¿Qué es el amor?
¡Pregunta cruel! ¡Ambiciosa! En ocasiones se diría maléfica, puñetera. No lo saben ni lo han sabido todos los filósofos que han pisado o pisan esta tierra, y todos le dan vueltas y más vueltas. Como todos nosotros. ¿No será eso un escape, una excusa para no amar? De hecho, más que filosofar, lo que deberíamos hacer es pasar a la acción: lanzarnos a amar de una vez. “Como el Padre me envió, también os envío yo”, nos mandó Jesús (Jn 20,21).
Nosotros los cristianos sabemos lo que nos explicó nuestro Señor y supremo Pastor, Jesucristo, en diversas ocasiones. Pero sobre todo nos lo dejó en un testamento de obras, que culminó dando la vida por nosotros en la Cruz. Y a eso debemos tender, en cada una de nuestras acciones: “Os he dado ejemplo para que lo que yo he hecho, también vosotros lo hagáis” (Jn 13,15). Nos habló de amor, pero de manera inefable nos llamó al Amor, el que viene de Dios, ¡y Dios mismo! Y no solo a nosotros los hombres, sino a la Creación entera: “El cielo canta la gloria de Dios y el firmamento anuncia la obra de sus manos” (Sal 18/19,2).
Porque Jesús era “consciente de que venía de Dios y a Dios volvía” (Jn 13,1), pues “todo viene de Dios” (1 Cor 11,12) y “tiende a Dios” (como explicitó la constitución dogmática Dei Verbum del Concilio Vaticano II, ratificando así el Concilio Vaticano I: “Dios es principio y fin de todas las cosas”). Él es “el Alfa y la Omega” (Apc 1,8).

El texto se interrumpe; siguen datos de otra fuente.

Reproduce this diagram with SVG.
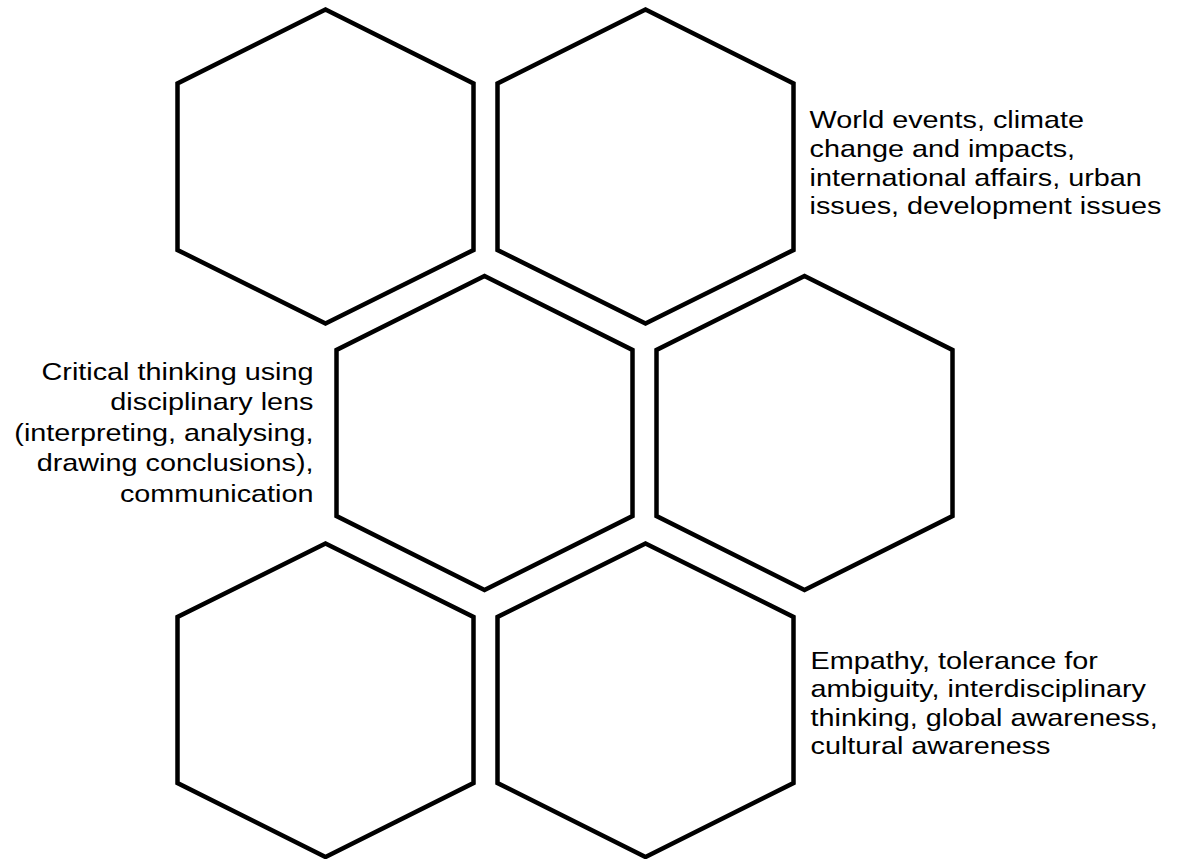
<svg xmlns="http://www.w3.org/2000/svg" width="1181" height="859" viewBox="0 0 1181 859">
<style>
.hex{fill:#ffffff;stroke:#000000;stroke-width:4.5;stroke-linejoin:miter}
.lbl{font-family:"Liberation Sans",Arial,sans-serif;font-size:24.8px;fill:#000000}
.r{text-anchor:end}
</style>
<rect width="1181" height="859" fill="#ffffff"/>
<g id="hex-top-left"><polygon class="hex" points="325.5,9.5 473.5,83.5 473.5,250 325.5,323.5 177.5,250 177.5,83.5"/></g>
<g id="hex-top-right"><polygon class="hex" points="645.5,9.5 793.5,83.5 793.5,250 645.5,323.5 497.5,250 497.5,83.5"/></g>
<g id="hex-mid-left"><polygon class="hex" points="484.5,276 632.5,350 632.5,516 484.5,590 336.5,516 336.5,350"/></g>
<g id="hex-mid-right"><polygon class="hex" points="804.5,276 952.5,350 952.5,516 804.5,590 656.5,516 656.5,350"/></g>
<g id="hex-bottom-left"><polygon class="hex" points="325.5,543.5 473.5,617 473.5,783 325.5,857 177.5,783 177.5,617"/></g>
<g id="hex-bottom-right"><polygon class="hex" points="645.5,543.5 793.5,617 793.5,783 645.5,857 497.5,783 497.5,617"/></g>
<g id="connectors"></g>
<g id="label-top" transform="translate(809.5,0) scale(1.161,1)">
<text class="lbl"><tspan x="0" y="128">World events, climate</tspan><tspan x="0" y="156.8">change and impacts,</tspan><tspan x="0" y="185.6">international affairs, urban</tspan><tspan x="0" y="214.4">issues, development issues</tspan></text>
</g>
<g id="label-mid" transform="translate(313.5,0) scale(1.161,1)">
<text class="lbl r"><tspan x="0" y="379.6">Critical thinking using</tspan><tspan x="0" y="410.2">disciplinary lens</tspan><tspan x="0" y="440.8">(interpreting, analysing,</tspan><tspan x="0" y="471.4">drawing conclusions),</tspan><tspan x="0" y="502">communication</tspan></text>
</g>
<g id="label-bottom" transform="translate(810.5,0) scale(1.161,1)">
<text class="lbl"><tspan x="0" y="668.6">Empathy, tolerance for</tspan><tspan x="0" y="697.2">ambiguity, interdisciplinary</tspan><tspan x="0" y="725.8">thinking, global awareness,</tspan><tspan x="0" y="754.4">cultural awareness</tspan></text>
</g>
</svg>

No solo nos dijo “id”: “Id y haced discípulos de todos los pueblos” (Mt 28,19), sino especialmente “venid”: “Venid a mí todos los que estáis cansados y agobiados, y yo os aliviaré” (Mt 11,28). Como aclaró el Papa en una audiencia general de los miércoles: “La gloria de Dios es todo amor: amor puro, loco e impensable, más allá de todo límite y medida”. “Dios reduce las distancias mostrándose en la humildad de un amor que exige nuestro amor”.

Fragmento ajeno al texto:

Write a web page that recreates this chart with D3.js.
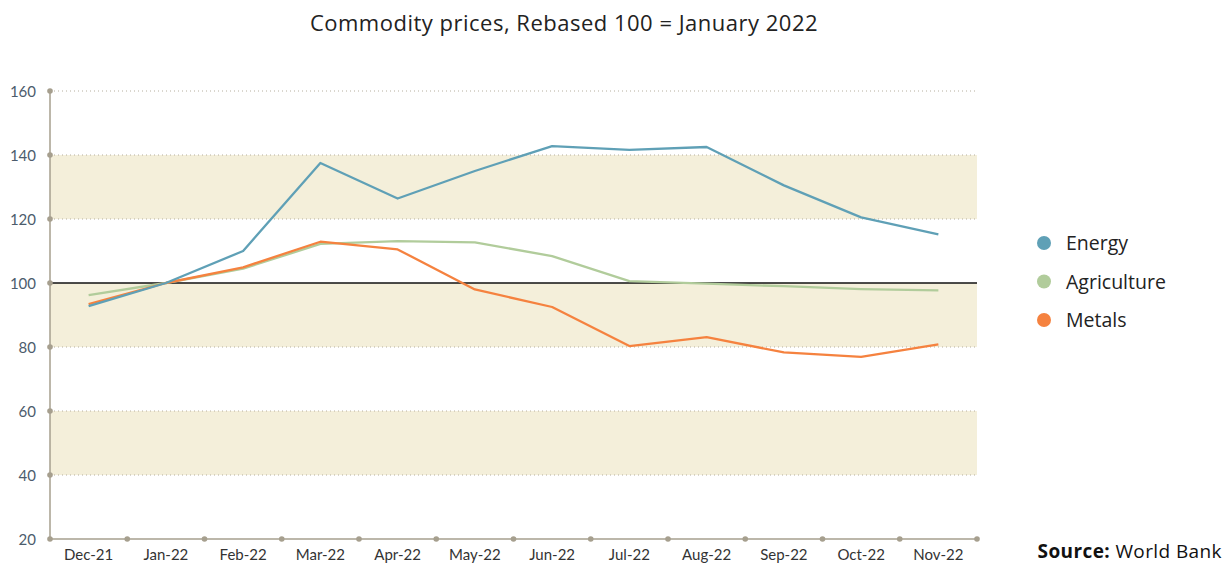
<!DOCTYPE html>
<html><head><meta charset="utf-8">
<script src="https://cdn.jsdelivr.net/npm/d3@7"></script>
<style>body{margin:0;background:#fff;}svg{display:block;font-family:Lato,"Open Sans",sans-serif;}</style>
</head><body><svg id="c" width="1225" height="563"></svg>
<script>
const months = ["Dec-21","Jan-22","Feb-22","Mar-22","Apr-22","May-22","Jun-22","Jul-22","Aug-22","Sep-22","Oct-22","Nov-22"];
const energy = [92.8,100,110,137.5,126.4,135,142.8,141.6,142.5,130.5,120.5,115.2];
const agriculture = [96.2,100,104.5,112.2,113.1,112.7,108.4,100.6,99.8,99,98.1,97.7];
const metals = [93.4,100,104.9,112.9,110.5,98,92.5,80.3,83.1,78.3,76.9,80.8];
const seriesNames = ["Energy","Agriculture","Metals"];
const seriesColors = ["#5fa0b6","#b1cc9b","#f5823f"];
const yTicks = [20,40,60,80,100,120,140,160];
const shadedBands = [[40,60],[80,100],[120,140]];

const svg = d3.select("#c");
const L=50,R=977,T=91,B=539;
const x = d3.scaleBand().domain(months).range([L,R]);
const y = d3.scaleLinear().domain([20,160]).range([B,T]);
const axisCol="#a69f8e";
const wide = "'Open Sans',Lato,sans-serif";

svg.append("text").attr("x",564).attr("y",31).attr("text-anchor","middle").attr("font-family",wide)
  .attr("font-size",22).attr("letter-spacing",0.5).attr("fill","#222").text("Commodity prices, Rebased 100 = January 2022");

svg.selectAll("rect.band").data(shadedBands).join("rect")
  .attr("x",L).attr("width",R-L).attr("y",d=>y(d[1])).attr("height",d=>y(d[0])-y(d[1]))
  .attr("fill","#f4efda");

svg.selectAll("line.grid").data(yTicks.filter(t=>t!==20&&t!==100)).join("line")
  .attr("x1",L).attr("x2",R).attr("y1",d=>y(d)).attr("y2",d=>y(d))
  .attr("stroke","#b5ae9e").attr("stroke-width",1).attr("stroke-dasharray","1,3");

svg.append("line").attr("x1",L).attr("x2",R).attr("y1",y(100)).attr("y2",y(100))
  .attr("stroke","#111").attr("stroke-width",1.3);

// axes
svg.append("line").attr("x1",L).attr("x2",L).attr("y1",T).attr("y2",B).attr("stroke",axisCol).attr("stroke-width",1.5);
svg.append("line").attr("x1",L).attr("x2",R).attr("y1",B).attr("y2",B).attr("stroke",axisCol).attr("stroke-width",1.5);
svg.selectAll("circle.yt").data(yTicks).join("circle").attr("cx",L).attr("cy",d=>y(d)).attr("r",2.8).attr("fill",axisCol);
const bounds = months.map(m=>x(m)+x.bandwidth()); 
svg.selectAll("circle.xt").data(bounds).join("circle").attr("cx",d=>d).attr("cy",B).attr("r",2.8).attr("fill",axisCol);

svg.selectAll("text.yl").data(yTicks).join("text").attr("x",36).attr("y",d=>y(d)+5.5)
  .attr("text-anchor","end").attr("font-size",15).attr("fill","#4c5c6c").text(d=>d);
svg.selectAll("text.xl").data(months).join("text").attr("x",d=>x(d)+x.bandwidth()/2).attr("y",560)
  .attr("text-anchor","middle").attr("font-size",15).attr("fill","#333").text(d=>d);

const data=[energy,agriculture,metals];
const line=d3.line().x((d,i)=>x(months[i])+x.bandwidth()/2).y(d=>y(d));
[1,2,0].forEach(k=>{
  svg.append("path").datum(data[k]).attr("d",line).attr("fill","none")
    .attr("stroke",seriesColors[k]).attr("stroke-width",2.3).attr("stroke-linejoin","round");
});

const lg=svg.selectAll("g.lg").data(seriesNames).join("g").attr("transform",(d,i)=>`translate(1044,${243+i*38.5})`);
lg.append("circle").attr("r",7).attr("fill",(d,i)=>seriesColors[i]);
lg.append("text").attr("x",22).attr("y",7).attr("font-family",wide).attr("font-size",19.5).attr("fill","#222").text(d=>d);

const src=svg.append("text").attr("x",1222).attr("y",558).attr("text-anchor","end").attr("font-family",wide).attr("font-size",19).attr("letter-spacing",0.4).attr("fill","#111");
src.append("tspan").attr("font-weight","bold").text("Source:");
src.append("tspan").text(" World Bank");
</script></body></html>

Tenemos, pues, para empezar nuestro esbozo del amor, que el amor es amar después de ser amados, tomando como ejemplo el primero. El primero en amarnos es Dios mismo, quien toma la iniciativa, desde el propio acto de crearnos. En virtud de ese encuentro, somos impelidos a evangelizar y necesitamos hacerlo para ser auténticos cristianos. Es la misión. “Como el Padre me envió, también yo os envío” (Jn 20,21). Ese enviar lo explicitó el Papa el Domingo de Misericordia de este 2019: “La resurrección de Jesús es el comienzo de un nuevo dinamismo de amor, capaz de transformar el mundo con el poder del Espíritu Santo”. “Nos lo confía a cada uno de nosotros (...), de acuerdo con la propia vocación”. Lo dice Jesús de otra manera, que podemos resumir como su regla de oro, todo un eslogan contracultural en nuestra sociedad del bienestar: “Amad a los demás como queréis que os amen” (Lc 6,31). “Amad a vuestros enemigos” (Lc 6,35).

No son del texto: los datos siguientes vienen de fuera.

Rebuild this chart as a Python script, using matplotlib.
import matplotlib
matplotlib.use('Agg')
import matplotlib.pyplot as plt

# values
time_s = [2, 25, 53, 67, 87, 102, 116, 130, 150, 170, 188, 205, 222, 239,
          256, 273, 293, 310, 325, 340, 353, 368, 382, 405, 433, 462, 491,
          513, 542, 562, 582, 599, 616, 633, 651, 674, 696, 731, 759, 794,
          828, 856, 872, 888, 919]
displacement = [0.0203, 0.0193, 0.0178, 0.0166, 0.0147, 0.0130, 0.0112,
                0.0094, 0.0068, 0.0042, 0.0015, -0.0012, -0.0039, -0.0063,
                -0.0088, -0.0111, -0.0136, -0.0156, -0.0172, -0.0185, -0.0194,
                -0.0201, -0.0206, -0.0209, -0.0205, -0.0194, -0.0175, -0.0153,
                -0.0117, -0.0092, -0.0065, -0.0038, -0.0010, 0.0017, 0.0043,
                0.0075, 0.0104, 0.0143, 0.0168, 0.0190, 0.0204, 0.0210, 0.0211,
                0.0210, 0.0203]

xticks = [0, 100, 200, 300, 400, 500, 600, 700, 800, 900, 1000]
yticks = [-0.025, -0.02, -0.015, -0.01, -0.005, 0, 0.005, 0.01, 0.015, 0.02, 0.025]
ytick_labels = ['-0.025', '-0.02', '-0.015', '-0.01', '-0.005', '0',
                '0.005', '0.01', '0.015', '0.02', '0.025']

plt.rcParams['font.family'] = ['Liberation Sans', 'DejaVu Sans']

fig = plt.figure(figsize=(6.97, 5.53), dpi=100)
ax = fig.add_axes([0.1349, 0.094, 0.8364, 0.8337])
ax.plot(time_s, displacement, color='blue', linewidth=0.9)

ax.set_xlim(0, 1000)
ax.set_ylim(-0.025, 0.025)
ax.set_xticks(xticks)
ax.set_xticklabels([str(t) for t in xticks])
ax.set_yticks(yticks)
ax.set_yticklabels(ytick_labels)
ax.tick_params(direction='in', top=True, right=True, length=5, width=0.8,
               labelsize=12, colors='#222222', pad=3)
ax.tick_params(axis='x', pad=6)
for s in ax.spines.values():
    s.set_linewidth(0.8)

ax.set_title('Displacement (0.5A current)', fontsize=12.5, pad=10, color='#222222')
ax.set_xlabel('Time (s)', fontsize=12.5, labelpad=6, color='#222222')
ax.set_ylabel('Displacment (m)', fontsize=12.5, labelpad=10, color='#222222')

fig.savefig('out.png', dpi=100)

También San Pablo (y por tanto la Sagrada Escritura, que debería ser nuestro programa de vida) nos dejó todo un tratado sobre el amor en su Himno a la Caridad, digno de releer y poner por obra (1 Cor 13,1-13). Después de ampliar el mandamiento de Jesucristo, en síntesis, sentencia que “el amor todo lo puede y alcanza”. Y por “todo” podemos finalmente concluir, como nos lo ordena Jesucristo: “Amar a Dios sobre todas la cosas y al prójimo como a uno mismo” (Mt 22,37-40). Lo cual culmina en llegar a hacerlo todo por Dios, que empieza o acaba por aceptar cada paso con mansedumbre. Ciertamente, la experiencia nos demuestra con ver, palpar y sentir que el mayor problema no es el dolor en sí mismo, sino cómo afrontarlo: eso es, por Amor. Aquello de ver el vaso medio lleno en lugar de medio vacío. “Dios es Amor” (1Jn 4,8) “Si alguno me ama, guardará mi palabra, y mi Padre lo amará, y vendremos a él, y en él haremos morada” (Jn 14,23). Entonces, todo se hace más fácil. En lugar de darle vueltas, amemos, y seremos amados... por el Amor. Palabra de Dios.